What I told my friend who was confused by the suicidal pastor was that there is no ladder to climb. Every day is a new opportunity to make good or bad choices. Just as, in the middle of sinning I am as close as a whisper to the ear of God, so in the midst of good work I am near the edge falling.
This teacher and author I sometimes listen to, Dan Baumann likes to talk about how his best times with Jesus have been in the last few days. I’ve listened to several podcasts from different times and he says this nearly every time.
To me this speaks of the beautiful and frightening reality that relationship with God is not a decision you make once at an ancient altar, but a daily discovery of the God who is eternally present.
If you lift weights on a regular basis, your muscles get stronger and more capable, but you don’t keep those muscles if you stop working out. In a sense, you’re never strong but always borrowing strength from the muscles that you pay attention to regularly. Similarly with God, I am never better at being a Good Person, but I borrow his goodness as long as I’m leaning on him.

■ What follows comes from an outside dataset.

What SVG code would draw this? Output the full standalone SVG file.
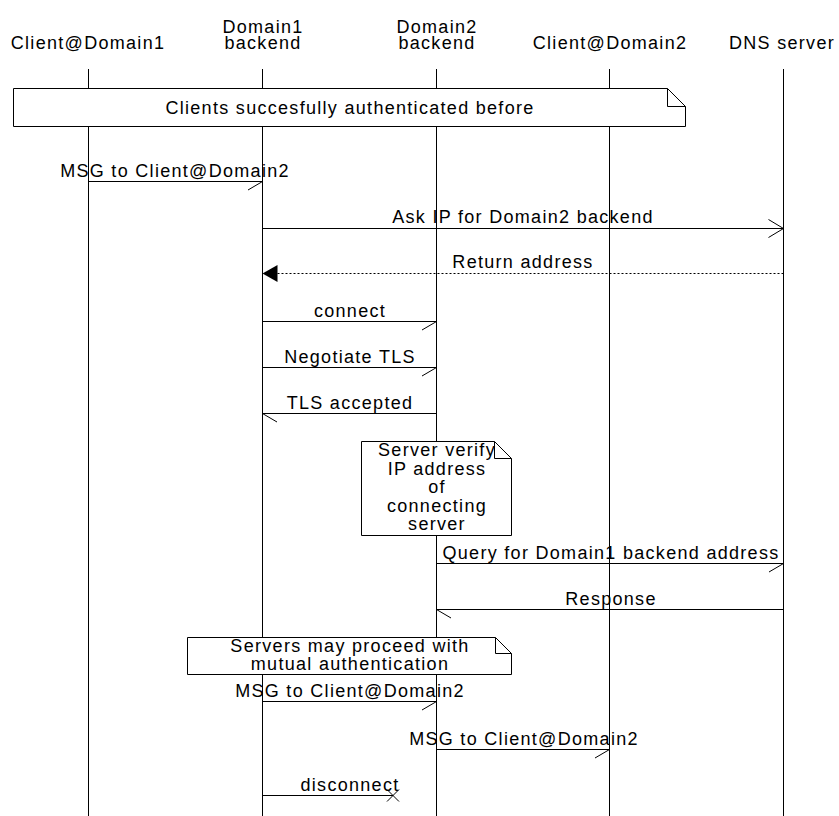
<svg xmlns="http://www.w3.org/2000/svg" width="839" height="816" viewBox="0 0 839 816">
<style>
text{font-family:"Liberation Sans",Arial,sans-serif;font-size:18px;letter-spacing:1.3px;fill:#000;text-anchor:middle}
.ll{stroke:#000;stroke-width:1;fill:none}
.msg{stroke:#000;stroke-width:1;fill:none}
.dot{stroke:#000;stroke-width:1;fill:none;stroke-dasharray:2 2}
.note{fill:#fff;stroke:#000;stroke-width:1}
.fold{fill:none;stroke:#000;stroke-width:1}
</style>
<rect width="839" height="816" fill="#fff"/>
<g id="entities">
<g id="client1"><text x="88" y="49">Client@Domain1</text><line class="ll" x1="88.5" y1="69" x2="88.5" y2="816"/></g>
<g id="backend1"><text x="263" y="33">Domain1</text><text x="263" y="49">backend</text><line class="ll" x1="262.5" y1="69" x2="262.5" y2="816"/></g>
<g id="backend2"><text x="437" y="33">Domain2</text><text x="437" y="49">backend</text><line class="ll" x1="436.5" y1="69" x2="436.5" y2="816"/></g>
<g id="client2"><text x="610" y="49">Client@Domain2</text><line class="ll" x1="609.5" y1="69" x2="609.5" y2="816"/></g>
<g id="dns"><text x="782" y="49">DNS server</text><line class="ll" x1="783.5" y1="69" x2="783.5" y2="816"/></g>
</g>
<g id="note1">
<path class="note" d="M13.5,88.5 H667.5 L685.5,106.5 V126.5 H13.5 Z"/>
<path class="fold" d="M667.5,88.5 V106.5 H685.5"/>
<text x="350" y="114">Clients succesfully authenticated before</text>
</g>
<g id="connectors">
<g id="m1"><line class="msg" x1="88.5" y1="181.5" x2="262.5" y2="181.5"/><path class="msg" d="M262.5,181.5 L248,190"/><text x="175" y="177">MSG to Client@Domain2</text></g>
<g id="m2"><line class="msg" x1="262.5" y1="228.5" x2="783.5" y2="228.5"/><path class="msg" d="M768.5,219.5 L783.5,228.5 L768.5,237.5"/><text x="523" y="223">Ask IP for Domain2 backend</text></g>
<g id="m3"><line class="dot" x1="783.5" y1="273.5" x2="276" y2="273.5"/><path d="M262.5,273.5 L277.5,265 L277.5,282 Z" fill="#000"/><text x="523" y="268">Return address</text></g>
<g id="m4"><line class="msg" x1="262.5" y1="321.5" x2="436.5" y2="321.5"/><path class="msg" d="M436.5,321.5 L422,330"/><text x="350" y="316.5">connect</text></g>
<g id="m5"><line class="msg" x1="262.5" y1="367.5" x2="436.5" y2="367.5"/><path class="msg" d="M436.5,367.5 L422,376"/><text x="350" y="362.5">Negotiate TLS</text></g>
<g id="m6"><line class="msg" x1="436.5" y1="413.5" x2="262.5" y2="413.5"/><path class="msg" d="M262.5,413.5 L277,422"/><text x="350" y="409">TLS accepted</text></g>
<g id="m7"><line class="msg" x1="436.5" y1="563.5" x2="783.5" y2="563.5"/><path class="msg" d="M783.5,563.5 L769,572"/><text x="611" y="558.5">Query for Domain1 backend address</text></g>
<g id="m8"><line class="msg" x1="783.5" y1="609.5" x2="436.5" y2="609.5"/><path class="msg" d="M436.5,609.5 L451,618"/><text x="611" y="605">Response</text></g>
<g id="m9"><line class="msg" x1="262.5" y1="701.5" x2="436.5" y2="701.5"/><path class="msg" d="M436.5,701.5 L422,710"/><text x="350" y="697">MSG to Client@Domain2</text></g>
<g id="m10"><line class="msg" x1="436.5" y1="749.5" x2="609.5" y2="749.5"/><path class="msg" d="M609.5,749.5 L595,758"/><text x="524" y="744.5">MSG to Client@Domain2</text></g>
<g id="m11"><line class="msg" x1="262.5" y1="795.5" x2="393" y2="795.5"/><path class="msg" d="M387,789.5 L399,801.5 M387,801.5 L399,789.5"/><text x="350" y="791">disconnect</text></g>
</g>
<g id="note2">
<path class="note" d="M361.5,441.5 H494.5 L511.5,458.5 V535.5 H361.5 Z"/>
<path class="fold" d="M494.5,441.5 V458.5 H511.5"/>
<text x="437" y="456">Server verify</text>
<text x="437" y="474.5">IP address</text>
<text x="437" y="493">of</text>
<text x="437" y="511.5">connecting</text>
<text x="437" y="530">server</text>
</g>
<g id="note3">
<path class="note" d="M187.5,637.5 H495.5 L511.5,653.5 V674.5 H187.5 Z"/>
<path class="fold" d="M495.5,637.5 V653.5 H511.5"/>
<text x="350" y="651.5">Servers may proceed with</text>
<text x="350" y="669.5">mutual authentication</text>
</g>
</svg>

It’s frightening because it means that your favorite spiritual giant is not immune to falling down (and therefore, neither are you) but it’s beautiful because it means that at whatever point you find yourself, Jesus is available to you. Several places in the Bible say outright that God is near to the humble, the broken. This state of brokenness and need is what it means to be alive, and admitting it allows God to show up and do his thing. The second any of us start to think we’ve “made it,” (essentially saying we’ve gained spiritual independence) is the second we begin to fall down again because we decide to stop humbly seeking God.
We do have a purpose and a destination, but it’s not about getting too strong to need help, it’s about learning to ask for and receive help. Like breathing in and breathing out.